Write out again, unaltered, the lines from the start through the line containing "from matplotlib.patches import Rectangle".

## Begin

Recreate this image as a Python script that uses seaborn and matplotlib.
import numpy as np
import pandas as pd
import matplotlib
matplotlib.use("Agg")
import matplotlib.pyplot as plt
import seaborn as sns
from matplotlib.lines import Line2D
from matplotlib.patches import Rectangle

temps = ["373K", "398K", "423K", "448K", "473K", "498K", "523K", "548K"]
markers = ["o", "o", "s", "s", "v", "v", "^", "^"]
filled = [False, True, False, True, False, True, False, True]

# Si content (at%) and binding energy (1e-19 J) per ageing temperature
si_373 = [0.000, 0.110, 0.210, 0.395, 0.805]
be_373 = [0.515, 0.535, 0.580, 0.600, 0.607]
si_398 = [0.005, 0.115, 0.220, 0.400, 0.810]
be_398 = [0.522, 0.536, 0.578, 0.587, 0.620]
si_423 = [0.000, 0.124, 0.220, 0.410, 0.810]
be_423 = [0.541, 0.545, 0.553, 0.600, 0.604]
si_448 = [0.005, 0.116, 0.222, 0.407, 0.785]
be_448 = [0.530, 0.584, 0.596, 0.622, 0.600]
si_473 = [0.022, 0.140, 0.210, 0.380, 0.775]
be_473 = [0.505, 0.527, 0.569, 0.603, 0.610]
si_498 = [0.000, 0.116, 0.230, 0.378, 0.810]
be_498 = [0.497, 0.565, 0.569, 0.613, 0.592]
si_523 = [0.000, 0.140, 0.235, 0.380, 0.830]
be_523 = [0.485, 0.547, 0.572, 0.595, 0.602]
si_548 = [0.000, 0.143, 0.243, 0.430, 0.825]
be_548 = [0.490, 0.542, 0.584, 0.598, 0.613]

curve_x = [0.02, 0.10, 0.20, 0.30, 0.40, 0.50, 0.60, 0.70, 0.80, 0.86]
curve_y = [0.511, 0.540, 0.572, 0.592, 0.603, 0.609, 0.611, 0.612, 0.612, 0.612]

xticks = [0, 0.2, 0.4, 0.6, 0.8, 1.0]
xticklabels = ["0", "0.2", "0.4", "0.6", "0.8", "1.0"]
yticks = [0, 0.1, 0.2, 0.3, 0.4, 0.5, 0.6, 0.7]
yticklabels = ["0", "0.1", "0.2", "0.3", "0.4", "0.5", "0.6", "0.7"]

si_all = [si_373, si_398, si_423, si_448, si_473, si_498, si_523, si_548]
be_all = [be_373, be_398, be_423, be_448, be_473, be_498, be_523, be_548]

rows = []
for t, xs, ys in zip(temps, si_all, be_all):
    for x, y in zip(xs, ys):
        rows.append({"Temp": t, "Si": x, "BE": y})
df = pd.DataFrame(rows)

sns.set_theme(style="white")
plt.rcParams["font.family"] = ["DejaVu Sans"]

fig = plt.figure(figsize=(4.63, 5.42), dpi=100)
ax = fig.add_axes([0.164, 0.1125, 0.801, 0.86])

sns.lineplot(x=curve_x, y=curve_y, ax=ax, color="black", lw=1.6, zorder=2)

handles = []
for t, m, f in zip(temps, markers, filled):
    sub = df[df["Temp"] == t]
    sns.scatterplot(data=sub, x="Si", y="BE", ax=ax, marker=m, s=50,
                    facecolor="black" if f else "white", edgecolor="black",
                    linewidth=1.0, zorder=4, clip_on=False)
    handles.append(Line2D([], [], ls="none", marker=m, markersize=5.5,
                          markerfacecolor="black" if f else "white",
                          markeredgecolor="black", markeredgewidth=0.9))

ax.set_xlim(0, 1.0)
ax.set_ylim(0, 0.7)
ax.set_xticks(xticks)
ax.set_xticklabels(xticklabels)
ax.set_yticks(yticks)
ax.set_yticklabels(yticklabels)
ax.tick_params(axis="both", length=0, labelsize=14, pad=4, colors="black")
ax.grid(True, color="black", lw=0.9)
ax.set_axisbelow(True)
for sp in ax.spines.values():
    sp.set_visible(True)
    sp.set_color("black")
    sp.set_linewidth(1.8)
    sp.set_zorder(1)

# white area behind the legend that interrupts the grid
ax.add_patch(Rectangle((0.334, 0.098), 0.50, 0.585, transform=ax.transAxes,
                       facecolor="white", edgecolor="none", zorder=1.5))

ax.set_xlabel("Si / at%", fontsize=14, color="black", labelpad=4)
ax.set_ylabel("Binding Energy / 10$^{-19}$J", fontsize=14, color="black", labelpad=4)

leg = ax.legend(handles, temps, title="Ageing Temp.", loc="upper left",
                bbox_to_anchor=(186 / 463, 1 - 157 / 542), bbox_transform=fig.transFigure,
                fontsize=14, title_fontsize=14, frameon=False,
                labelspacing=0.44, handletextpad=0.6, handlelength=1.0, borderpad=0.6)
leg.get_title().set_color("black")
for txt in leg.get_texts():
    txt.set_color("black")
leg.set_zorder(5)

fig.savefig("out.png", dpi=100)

## End

### SOLUTION TO THIS EXERCISE
Recreate this image as a Python script that uses seaborn and matplotlib.
import numpy as np
import pandas as pd
import matplotlib
matplotlib.use("Agg")
import matplotlib.pyplot as plt
import seaborn as sns
from matplotlib.lines import Line2D
from matplotlib.patches import Rectangle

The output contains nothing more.